Am 20. Januar 2020 war die Corona-Pandemie noch weit weg. An dem Tag gab Tata Motors als Eigentümer von Jaguar Land Rover (JLR) bekannt, dass JLR-Vorstandschef Ralf Speth im September zurücktreten wird. Bis heute aber ist ein Nachfolger für Speth noch nicht ernannt. Das nährte zuletzt Spekulationen, der 64 Jahre alte Franke werde noch ein weiteres Jahr dranhängen, damit inmitten der Krise nicht noch mehr Unruhe entsteht.
Speth wollte die Information auf Anfrage der Automobilwoche nicht kommentieren. Nach Informationen der "Financial Times" gibt es eine Shortlist mit vier Kandidaten für die Nachfolge.

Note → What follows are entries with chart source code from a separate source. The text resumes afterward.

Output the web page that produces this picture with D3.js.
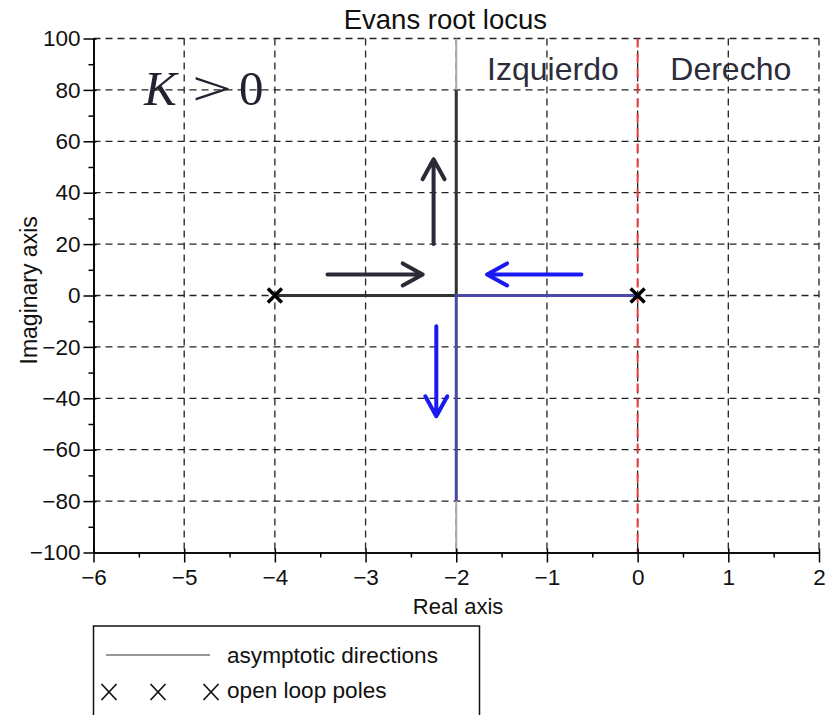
<!DOCTYPE html>
<html><head><meta charset="utf-8">
<script src="https://cdn.jsdelivr.net/npm/d3@7"></script>
<style>body{margin:0;background:#fff;} svg{display:block;font-family:"Liberation Sans",Arial,sans-serif;}</style>
</head><body>
<svg id="chart" width="836" height="715"></svg>
<script>
// ---- data ----
const xDomain = [-6, 2];
const yDomain = [-100, 100];
const xMajorTicks = [-6, -5, -4, -3, -2, -1, 0, 1, 2];
const xMinorTicks = [-5.5, -4.5, -3.5, -2.5, -1.5, -0.5, 0.5, 1.5];
const yMajorTicks = [-100, -80, -60, -40, -20, 0, 20, 40, 60, 80, 100];
const yMinorTicks = [-90, -70, -50, -30, -10, 10, 30, 50, 70, 90];
const openLoopPoles = [[-4, 0], [0, 0]];
const asymptotes = [[[-2, 0], [-2, 100]], [[-2, 0], [-2, -100]]];
const branchBlack = [[-4, 0], [-2, 0], [-2, 80]];
const branchBlue = [[0, 0], [-2, 0], [-2, -80]];
const arrowsBlack = [[[-3.42, 8.2], [-2.37, 8.2]], [[-2.25, 20], [-2.25, 53]]];
const arrowsBlue = [[[-0.62, 8.2], [-1.66, 8.2]], [[-2.22, -12], [-2.22, -47]]];
const stabilityBoundary = 0;
const regionLabels = [{text: "Izquierdo", x: -1.66, y: 88}, {text: "Derecho", x: 0.36, y: 88}];
const titleText = "Evans root locus";
const xLabel = "Real axis";
const yLabel = "Imaginary axis";
const legendItems = ["asymptotic directions", "open loop poles"];

// ---- drawing ----
const svg = d3.select("#chart");
const x = d3.scaleLinear().domain(xDomain).range([93.5, 819]);
const y = d3.scaleLinear().domain(yDomain).range([552.5, 38.5]);
const line = d3.line().x(d => x(d[0])).y(d => y(d[1]));

// grid
const grid = svg.append("g").attr("stroke", "#222").attr("stroke-width", 1.3).attr("stroke-dasharray", "7,5");
grid.selectAll(".gx").data(xMajorTicks.filter(d => d > xDomain[0])).join("line")
  .attr("x1", d => x(d)).attr("x2", d => x(d)).attr("y1", y(100)).attr("y2", y(-100));
grid.selectAll(".gy").data(yMajorTicks.filter(d => d > yDomain[0])).join("line")
  .attr("y1", d => y(d)).attr("y2", d => y(d)).attr("x1", x(-6)).attr("x2", x(2));

// stability boundary
svg.append("line").attr("x1", x(stabilityBoundary)).attr("x2", x(stabilityBoundary))
  .attr("y1", y(100)).attr("y2", y(-100)).attr("stroke", "#ee3a3f").attr("stroke-width", 2)
  .attr("stroke-dasharray", "9,6");

// asymptotes
svg.selectAll(".asym").data(asymptotes).join("path").attr("d", line)
  .attr("fill", "none").attr("stroke", "#aaa").attr("stroke-width", 2);

// branches
svg.append("path").attr("d", line(branchBlack)).attr("fill", "none").attr("stroke", "#333").attr("stroke-width", 3);
svg.append("path").attr("d", line(branchBlue)).attr("fill", "none").attr("stroke", "#4a4aa6").attr("stroke-width", 3);

// poles
const xm = 7;
svg.selectAll(".pole").data(openLoopPoles).join("path")
  .attr("d", d => `M${x(d[0]) - xm},${y(d[1]) - xm}L${x(d[0]) + xm},${y(d[1]) + xm}M${x(d[0]) - xm},${y(d[1]) + xm}L${x(d[0]) + xm},${y(d[1]) - xm}`)
  .attr("stroke", "#000").attr("stroke-width", 3.5);

// arrows
function drawArrows(data, color) {
  data.forEach(a => {
    const x1 = x(a[0][0]), y1 = y(a[0][1]), x2 = x(a[1][0]), y2 = y(a[1][1]);
    const ang = Math.atan2(y2 - y1, x2 - x1);
    const back = 20, side = 11;
    const ux = Math.cos(ang), uy = Math.sin(ang);
    const bx = x2 - ux * back, by = y2 - uy * back;
    const hx = -uy * side, hy = ux * side;
    svg.append("path")
      .attr("d", `M${x1},${y1}L${x2},${y2}M${bx + hx},${by + hy}L${x2},${y2}L${bx - hx},${by - hy}`)
      .attr("fill", "none").attr("stroke", color).attr("stroke-width", 4)
      .attr("stroke-linecap", "round").attr("stroke-linejoin", "round");
  });
}
drawArrows(arrowsBlack, "#2a2a38");
drawArrows(arrowsBlue, "#1a1af0");

// axes
const xAxis = svg.append("g").attr("transform", `translate(0,${y(-100)})`)
  .call(d3.axisBottom(x).tickValues(xMajorTicks).tickSize(10).tickSizeOuter(0).tickPadding(7).tickFormat(d3.format("d")));
const xMinor = svg.append("g").attr("transform", `translate(0,${y(-100)})`)
  .call(d3.axisBottom(x).tickValues(xMinorTicks).tickSize(5).tickSizeOuter(0).tickFormat(""));
const yAxis = svg.append("g").attr("transform", `translate(${x(-6)},0)`)
  .call(d3.axisLeft(y).tickValues(yMajorTicks).tickSize(10).tickSizeOuter(0).tickPadding(3).tickFormat(d3.format("d")));
const yMinor = svg.append("g").attr("transform", `translate(${x(-6)},0)`)
  .call(d3.axisLeft(y).tickValues(yMinorTicks).tickSize(5).tickSizeOuter(0).tickFormat(""));
[xAxis, xMinor, yAxis, yMinor].forEach(g => {
  g.selectAll("path.domain").attr("stroke", "#000").attr("stroke-width", 1.6);
  g.selectAll(".tick line").attr("stroke", "#000").attr("stroke-width", 1.5);
  g.selectAll("text").attr("font-family", "Liberation Sans, Arial, sans-serif").attr("font-size", 22.5).attr("fill", "#111");
});
xAxis.selectAll(".tick line").attr("y1", -4);
yAxis.selectAll(".tick line").attr("x1", 3);

// titles
svg.append("text").attr("x", x(-2.12)).attr("y", 29).attr("text-anchor", "middle")
  .attr("font-size", 27.5).attr("fill", "#111").text(titleText);
svg.append("text").attr("x", x(-1.98)).attr("y", 614).attr("text-anchor", "middle")
  .attr("font-size", 22).attr("fill", "#111").text(xLabel);
svg.append("text").attr("transform", `translate(37,${y(2)}) rotate(-90)`).attr("text-anchor", "middle")
  .attr("font-size", 23).attr("fill", "#111").text(yLabel);

// region labels
svg.selectAll(".reg").data(regionLabels).join("text")
  .attr("x", d => x(d.x)).attr("y", d => y(d.y) + 11).attr("font-size", 32).attr("fill", "#2d2d3a")
  .text(d => d.text);

// K > 0
const kg = svg.append("g").attr("font-family", "Liberation Serif, DejaVu Serif, serif").attr("fill", "#222230");
kg.append("text").attr("x", 144).attr("y", 105).attr("font-size", 49).attr("font-style", "italic").text("K");
kg.append("text").attr("transform", "translate(192,105) scale(1.45,1)").attr("font-size", 49).text(">");
kg.append("text").attr("x", 239).attr("y", 105).attr("font-size", 49).text("0");

// legend
const lg = svg.append("g");
lg.append("rect").attr("x", 93.5).attr("y", 626).attr("width", 386).attr("height", 120)
  .attr("fill", "#fff").attr("stroke", "#111").attr("stroke-width", 1.5);
lg.append("line").attr("x1", 106).attr("x2", 210).attr("y1", 655).attr("y2", 655).attr("stroke", "#999").attr("stroke-width", 2);
lg.append("text").attr("x", 227).attr("y", 663).attr("font-size", 22.6).attr("fill", "#111").text(legendItems[0]);
const lgx = [109, 158, 211];
lg.selectAll(".lx").data(lgx).join("path")
  .attr("d", d => `M${d - 7.5},${684}L${d + 7.5},${700}M${d - 7.5},${700}L${d + 7.5},${684}`)
  .attr("stroke", "#111").attr("stroke-width", 1.7);
lg.append("text").attr("x", 227).attr("y", 698).attr("font-size", 22.6).attr("fill", "#111").text(legendItems[1]);
</script>
</body></html>
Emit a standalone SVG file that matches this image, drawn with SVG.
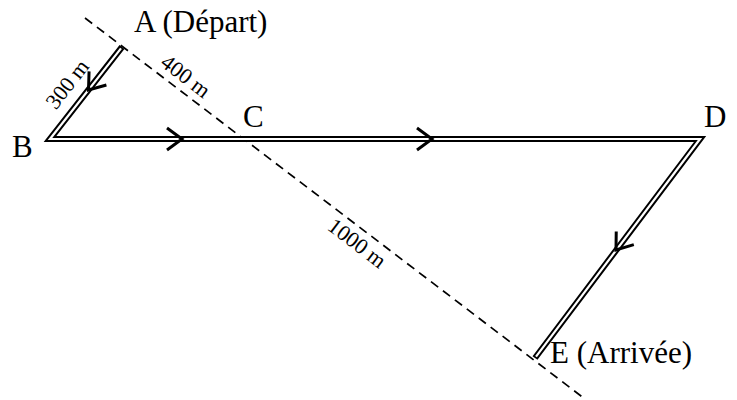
<svg xmlns="http://www.w3.org/2000/svg" width="737" height="400" viewBox="0 0 737 400">
<style>
.lbl{font-family:"Liberation Serif","Times New Roman",serif;font-size:31px;fill:#000}
.dim{font-family:"Liberation Serif","Times New Roman",serif;font-size:22px;fill:#000;text-anchor:middle}
.outer{fill:none;stroke:#000;stroke-width:6.2;stroke-linejoin:miter;stroke-miterlimit:10}
.inner{fill:none;stroke:#fff;stroke-width:2.2;stroke-linejoin:miter;stroke-miterlimit:10}
.dash{fill:none;stroke:#000;stroke-width:1.7;stroke-dasharray:9 6}
.chev{fill:none;stroke:#000;stroke-width:3}
</style>
<defs>
<path id="chev" class="chev" d="M-15,-11 L0,0 L-15,11"/>
</defs>
<rect width="737" height="400" fill="#fff"/>
<g id="connectors">
<line class="dash" x1="85" y1="18" x2="585" y2="399"/>
<path class="outer" d="M122,47 L50,139 L700,139 L535,358"/>
<path class="inner" d="M121,48.4 L50,139 L700,139 L536,356.6"/>
<use href="#chev" transform="translate(88.5,90) rotate(128)"/>
<use href="#chev" transform="translate(182,139)"/>
<use href="#chev" transform="translate(432,139)"/>
<use href="#chev" transform="translate(616,250) rotate(127)"/>
<text class="dim" transform="translate(73,88.6) rotate(-52)">300 m</text>
<text class="dim" transform="translate(181.3,81.9) rotate(37.3)">400 m</text>
<text class="dim" transform="translate(352.7,248.9) rotate(37.3)">1000 m</text>
</g>
<g id="A"><text class="lbl" x="134" y="32">A (Départ)</text></g>
<g id="B"><text class="lbl" x="12" y="157">B</text></g>
<g id="C"><text class="lbl" x="243" y="127">C</text></g>
<g id="D"><text class="lbl" x="704" y="127">D</text></g>
<g id="E"><text class="lbl" x="550" y="363">E (Arrivée)</text></g>
</svg>
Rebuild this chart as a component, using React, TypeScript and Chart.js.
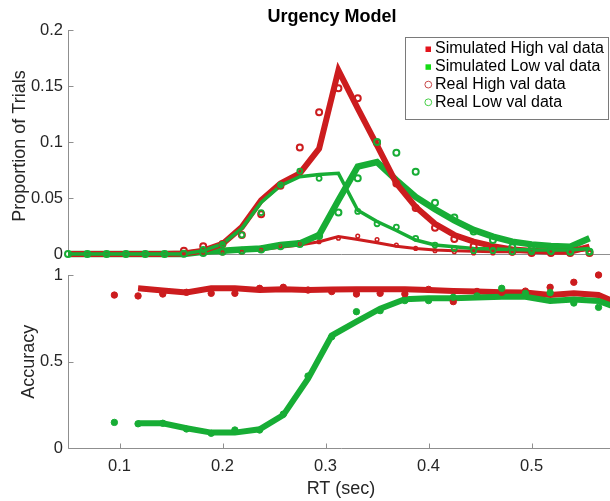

JLR steckt in einer Dreifachkrise: erstens die Wirtschaftskrise, zweitens die Covid-19-Pandemie, drittens der Brexit. Die Finanzlage des britischen Herstellers ist angespannt. JLR leidet unter hohen Entwicklungs- und Plattformkosten. Schon vor dem Virusausbruch schwenkte Speth auf einen rigorosen Sparkurs ein, der jetzt noch einmal verschärft worden ist: Bis März 2021 sollen nun insgesamt fünf Milliarden Pfund (5,5 Milliarden Euro) weniger ausgegeben werden. Die Muttergesellschaft Tata hat die Investitionen für das laufende Geschäftsjahr bereits von vier auf 2,5 Milliarden Pfund reduziert. Im Juni nahm JLR bei chinesischen Kreditgebern zudem rund 600 Millionen Euro auf.
JLR befürchtet auch, dass man im Falle eines No-Deal-Brexits zusätzlich pro Jahr 500 Millionen Pfund (550 Millionen Euro) für Zölle aufwenden muss – das sind 40 Millionen Pfund pro Monat. Die meisten Werke des Herstellers befinden sich auf der Insel.
Hohe Kosten und Absatzminus
Im Geschäftsjahr 2019/2020 (zum 31. März) sackte der Absatz um zwölf Prozent ab. Im vierten Quartal von Januar bis März gab es einen Rückgang um 30 Prozent. Das Jahr endete mit einem Minus von fast 400 Millionen Pfund. Zahlen zum ersten Quartal liegen noch nicht vor.
Vor allem Jaguar tut sich aktuell schwer. Die Verkäufe bei Land Rover laufen besser. Als Reaktion auf den Rückgang erwägt JLR, die Modellpalette zu verkleinern, wie der Finanzchef von Tata Motors, PB Balaji, jetzt vor Investoren sagte. "In einigen Wochen", so Balaji, würde man klarer sehen und könne darüber entscheiden.
Ein Hoffnungsträger ist indes der neue Defender, der jetzt in vielen Märkten in den Handel kommt. Nach Informationen der Automobilwoche fragen sich Händler allerdings, ob auch genug Stückzahlen produziert und sie ausreichend versorgt werden. Das Defender-Werk in der Slowakei war während des Shutdowns 58 Tage lang geschlossen, seit dem 18. Mai wird die Produktion sukzessive hochgefahren. Das Werk in der Stadt Nitra hat eine Kapazität von 150.000 Einheiten, dort baut JLR neben dem Defender auch den Land Rover Discovery.
Wartezeit: Drei bis sechs Monate
"Natürlich haben wir Fahrzeuge, die noch in der Produktion hängen. Das muss jetzt nach und nach abgebaut werden", sagte JLR-Deutschland-Chef Jan-Kas van der Stelt der Automobilwoche. JLR nennt eine Wartezeit in Deutschland von drei bis sechs Monaten je nach Modell. Van der Stelt: "Wenn es einen Ansturm im Verkauf gäbe und die Wartezeit sich verlängern würde, hätte ich auch nichts dagegen."